I braced myself for disappointment, but this time it never came. In fact I’d like to applaud the team behind the exhibition – especially curators Quintin Colville and Sarah Wood – for delivering a sumptuous, sensitive, intelligent exhibition which aims itself squarely at balancing the history books while still telling an enthralling story.
Emma Hamilton as survivor
It’s an enthralling but painful story. Emma’s early treatment at the hands of Harry Fetherstonhaugh and Charles Frances Greville is particularly unpleasant. The former took her as a mistress aged just 15 and abandoned her within a year when she fell pregnant.
The latter agreed to take her under his protection as his mistress but only if she agreed to give up the baby, change her name, cut ties with all her former friends, and live according to rules which he issued to her.

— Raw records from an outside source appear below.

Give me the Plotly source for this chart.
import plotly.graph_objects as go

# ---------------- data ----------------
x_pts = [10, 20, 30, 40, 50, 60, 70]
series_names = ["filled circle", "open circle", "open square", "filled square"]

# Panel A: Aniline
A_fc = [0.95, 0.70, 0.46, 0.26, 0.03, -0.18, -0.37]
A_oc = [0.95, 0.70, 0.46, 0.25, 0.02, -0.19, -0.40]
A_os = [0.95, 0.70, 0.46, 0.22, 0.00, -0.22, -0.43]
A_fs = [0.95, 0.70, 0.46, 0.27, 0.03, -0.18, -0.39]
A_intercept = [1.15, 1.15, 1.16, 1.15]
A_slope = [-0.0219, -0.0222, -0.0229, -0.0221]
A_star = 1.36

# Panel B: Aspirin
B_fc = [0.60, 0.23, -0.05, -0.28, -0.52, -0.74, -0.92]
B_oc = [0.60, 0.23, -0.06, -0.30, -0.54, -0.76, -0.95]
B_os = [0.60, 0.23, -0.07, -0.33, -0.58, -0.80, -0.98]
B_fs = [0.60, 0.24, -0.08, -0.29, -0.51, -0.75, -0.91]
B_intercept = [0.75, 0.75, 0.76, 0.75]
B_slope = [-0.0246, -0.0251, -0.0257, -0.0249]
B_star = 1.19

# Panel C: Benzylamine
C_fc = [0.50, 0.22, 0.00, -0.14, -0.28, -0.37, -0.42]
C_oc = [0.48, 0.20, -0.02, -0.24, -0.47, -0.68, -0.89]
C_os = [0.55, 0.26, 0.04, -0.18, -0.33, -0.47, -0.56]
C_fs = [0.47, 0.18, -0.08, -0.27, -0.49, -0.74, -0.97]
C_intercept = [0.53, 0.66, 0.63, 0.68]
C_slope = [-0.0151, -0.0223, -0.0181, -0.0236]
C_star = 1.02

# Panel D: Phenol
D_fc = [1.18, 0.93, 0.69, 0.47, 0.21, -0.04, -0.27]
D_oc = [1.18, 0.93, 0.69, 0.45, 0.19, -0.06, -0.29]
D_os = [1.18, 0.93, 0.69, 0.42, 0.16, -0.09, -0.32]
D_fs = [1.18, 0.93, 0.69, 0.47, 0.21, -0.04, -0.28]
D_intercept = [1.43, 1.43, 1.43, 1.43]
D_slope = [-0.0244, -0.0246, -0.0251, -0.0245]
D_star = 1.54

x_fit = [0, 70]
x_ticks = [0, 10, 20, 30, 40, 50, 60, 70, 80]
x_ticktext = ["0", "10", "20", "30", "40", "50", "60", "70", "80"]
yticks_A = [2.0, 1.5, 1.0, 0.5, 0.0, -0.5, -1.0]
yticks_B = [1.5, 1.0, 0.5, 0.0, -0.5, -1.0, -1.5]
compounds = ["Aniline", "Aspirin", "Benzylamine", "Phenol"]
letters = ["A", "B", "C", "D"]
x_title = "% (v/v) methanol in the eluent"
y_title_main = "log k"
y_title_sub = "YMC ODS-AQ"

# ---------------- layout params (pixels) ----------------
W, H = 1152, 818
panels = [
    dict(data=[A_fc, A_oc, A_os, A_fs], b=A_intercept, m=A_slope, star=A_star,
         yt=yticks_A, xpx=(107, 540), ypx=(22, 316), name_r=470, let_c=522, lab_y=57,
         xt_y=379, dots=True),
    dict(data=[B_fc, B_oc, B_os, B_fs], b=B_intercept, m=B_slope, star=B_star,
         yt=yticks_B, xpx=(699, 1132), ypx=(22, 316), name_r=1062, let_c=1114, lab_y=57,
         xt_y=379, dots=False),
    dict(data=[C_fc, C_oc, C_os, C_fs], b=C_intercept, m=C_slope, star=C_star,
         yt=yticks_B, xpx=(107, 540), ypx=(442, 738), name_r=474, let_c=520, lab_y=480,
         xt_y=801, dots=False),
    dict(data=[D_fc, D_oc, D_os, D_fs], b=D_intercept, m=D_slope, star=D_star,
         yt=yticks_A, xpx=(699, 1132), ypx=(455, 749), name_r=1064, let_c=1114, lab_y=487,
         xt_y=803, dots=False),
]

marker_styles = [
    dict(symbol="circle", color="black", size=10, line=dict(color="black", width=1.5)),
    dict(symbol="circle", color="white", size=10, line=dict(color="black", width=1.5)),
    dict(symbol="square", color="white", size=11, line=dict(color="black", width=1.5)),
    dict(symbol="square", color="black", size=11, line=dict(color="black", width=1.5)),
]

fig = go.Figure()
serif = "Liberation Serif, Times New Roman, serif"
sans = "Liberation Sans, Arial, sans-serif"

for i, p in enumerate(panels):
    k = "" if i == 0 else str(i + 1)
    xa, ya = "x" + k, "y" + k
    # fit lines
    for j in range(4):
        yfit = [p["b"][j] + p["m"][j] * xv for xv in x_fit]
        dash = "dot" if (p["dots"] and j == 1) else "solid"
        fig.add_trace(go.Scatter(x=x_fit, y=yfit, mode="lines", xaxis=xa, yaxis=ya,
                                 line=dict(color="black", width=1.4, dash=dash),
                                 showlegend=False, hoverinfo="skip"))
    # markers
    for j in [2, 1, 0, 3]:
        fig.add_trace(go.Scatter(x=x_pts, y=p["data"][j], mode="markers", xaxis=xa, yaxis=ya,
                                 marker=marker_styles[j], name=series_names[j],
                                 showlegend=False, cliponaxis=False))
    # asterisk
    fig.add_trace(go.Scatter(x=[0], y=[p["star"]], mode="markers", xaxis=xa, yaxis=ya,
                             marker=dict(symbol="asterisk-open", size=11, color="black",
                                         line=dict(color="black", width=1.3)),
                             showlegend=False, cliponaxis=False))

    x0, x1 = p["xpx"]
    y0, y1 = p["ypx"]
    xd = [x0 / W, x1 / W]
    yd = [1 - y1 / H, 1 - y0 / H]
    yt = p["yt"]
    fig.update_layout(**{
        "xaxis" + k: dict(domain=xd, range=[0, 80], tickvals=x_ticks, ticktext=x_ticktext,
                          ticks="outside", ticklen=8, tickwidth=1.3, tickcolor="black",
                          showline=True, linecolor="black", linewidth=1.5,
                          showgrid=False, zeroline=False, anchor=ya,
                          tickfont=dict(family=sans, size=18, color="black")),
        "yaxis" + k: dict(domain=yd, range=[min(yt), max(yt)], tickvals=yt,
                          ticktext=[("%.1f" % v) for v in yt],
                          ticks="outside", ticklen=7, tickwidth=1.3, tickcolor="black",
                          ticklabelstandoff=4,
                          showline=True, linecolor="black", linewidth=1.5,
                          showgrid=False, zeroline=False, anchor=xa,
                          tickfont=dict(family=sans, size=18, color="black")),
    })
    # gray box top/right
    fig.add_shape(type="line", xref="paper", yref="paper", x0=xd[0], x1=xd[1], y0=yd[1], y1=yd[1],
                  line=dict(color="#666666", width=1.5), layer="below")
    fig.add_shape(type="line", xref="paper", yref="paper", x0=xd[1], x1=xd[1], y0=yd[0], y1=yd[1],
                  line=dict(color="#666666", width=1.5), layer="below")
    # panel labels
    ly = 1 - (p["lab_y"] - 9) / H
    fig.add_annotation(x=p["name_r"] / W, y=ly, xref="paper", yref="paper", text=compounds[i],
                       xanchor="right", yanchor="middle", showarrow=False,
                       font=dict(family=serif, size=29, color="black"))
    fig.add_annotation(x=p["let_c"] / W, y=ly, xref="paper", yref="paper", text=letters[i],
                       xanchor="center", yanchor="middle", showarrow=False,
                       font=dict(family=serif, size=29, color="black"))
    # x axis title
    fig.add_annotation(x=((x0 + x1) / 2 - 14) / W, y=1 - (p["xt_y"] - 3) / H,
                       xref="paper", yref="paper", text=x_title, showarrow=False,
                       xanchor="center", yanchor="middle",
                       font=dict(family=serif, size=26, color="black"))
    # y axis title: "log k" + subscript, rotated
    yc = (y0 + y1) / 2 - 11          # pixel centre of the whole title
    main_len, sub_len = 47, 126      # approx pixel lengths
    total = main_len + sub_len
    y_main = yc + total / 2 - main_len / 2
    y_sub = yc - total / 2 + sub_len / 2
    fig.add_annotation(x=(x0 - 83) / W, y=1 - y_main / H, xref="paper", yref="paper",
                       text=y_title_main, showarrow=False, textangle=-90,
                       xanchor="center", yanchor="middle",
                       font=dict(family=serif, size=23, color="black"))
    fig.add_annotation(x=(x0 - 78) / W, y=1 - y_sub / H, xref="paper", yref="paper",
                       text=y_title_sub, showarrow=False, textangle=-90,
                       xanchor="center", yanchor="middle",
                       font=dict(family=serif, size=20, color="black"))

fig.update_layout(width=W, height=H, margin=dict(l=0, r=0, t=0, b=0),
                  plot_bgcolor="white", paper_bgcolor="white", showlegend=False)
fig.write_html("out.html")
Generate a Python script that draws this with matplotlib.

After a couple of years Greville also abandoned her, sending her to his uncle Sir William Hamilton in Naples to be his mistress, although she was half his age.
However he didn’t let Emma in on the plan, and instead pretended he would soon be joining her. When Emma discovered the truth she was heartbroken and furious at the idea she should simply transfer her affections from nephew to uncle.
Often cast as a gentle rescuer who generously ‘educated’ Emma, in this exhibition we see another side of Greville: a cowardly, controlling hypocrite. And although her relationship with Hamilton – a famed connoisseur of art and antiquities – eventually developed into a genuine affection, it’s clear he initially viewed her as another object in his collection.
One of the great strengths of the exhibition is that it even-handedly shows both Emma’s vulnerability and her agency. She is passed from man to man, and each seems to have a different idea of what kind of woman he wants her to be. But rather than presenting her simply as a victim of sexual exploitation locked in a ruthless double standard, the exhibition shows Emma as a survivor.
Emma Hamilton as artist
She seized every opportunity to educate and express herself. We see how she used her intelligence, experience, and talent as well as her beauty to live her life as fully as possible, and to expand the edges of her freedom.
For example the exhibition talks about her early experience working behind the scenes in the theatre, and connects it to her remarkable ability to adapt to and embody different roles.
This is apparent in her work with George Romney – more than a model, she was a collaborator in the creative process which resulted in the extraordinary portraits at the heart of the exhibition* – but also in her famous Attitudes.
In her Attitudes Emma Hamilton effectively invented a new form of performance art combining theatre, dance, and tableaux which is brought to life in the exhibition through video. She sparked a new craze, and her performance became a key ingredient of the Grand Tour (a kind of aristocratic gap year). On display is a tea set decorated with Emma in her Attitudes: a sure sign that you’ve made it.
Emma Hamilton as political agent
A section of the exhibition is devoted to the critical diplomatic role she played in the wake of the French Revolution. After developing a close friendship with Queen Maria Carolina of Naples (the sister of Marie Antoinette) Emma effectively became the chief liaison between the Neapolitan royal family and the British government.
As well as securing vital assistance for the British navy in the region, Emma personally managed the evacuation of Queen Maria and her family, and arranged for food to be delivered to Malta when its people were being starved by French blockades. For this she became the first woman to be awarded the Maltese Cross.
But sure, let’s keep describing her as Nelson’s mistress.
Out of the shadows
The exhibition has some flaws, of course. For instance ‘Seductress’ is an awkward choice of title for the section about the time a 14 year old Emma probably spent working in a Covent Garden brothel.
And the last object in the exhibition is Nelson’s famous bullet-torn jacket, which is so detached from the narrative it seems to have been included just to keep the naval history fans happy.
But overall I found it a fascinating, moving, feminist representation of Emma Hamilton’s incredible story, a story which has been overshadowed for so long by the men in her life. This is the big, rich, beautiful exhibition that she deserves, and I hope it places her firmly back in the spotlight.
* The exhibition also includes a striking portrait of Emma by Élisabeth Louise Vigée Le Brun among many other representations.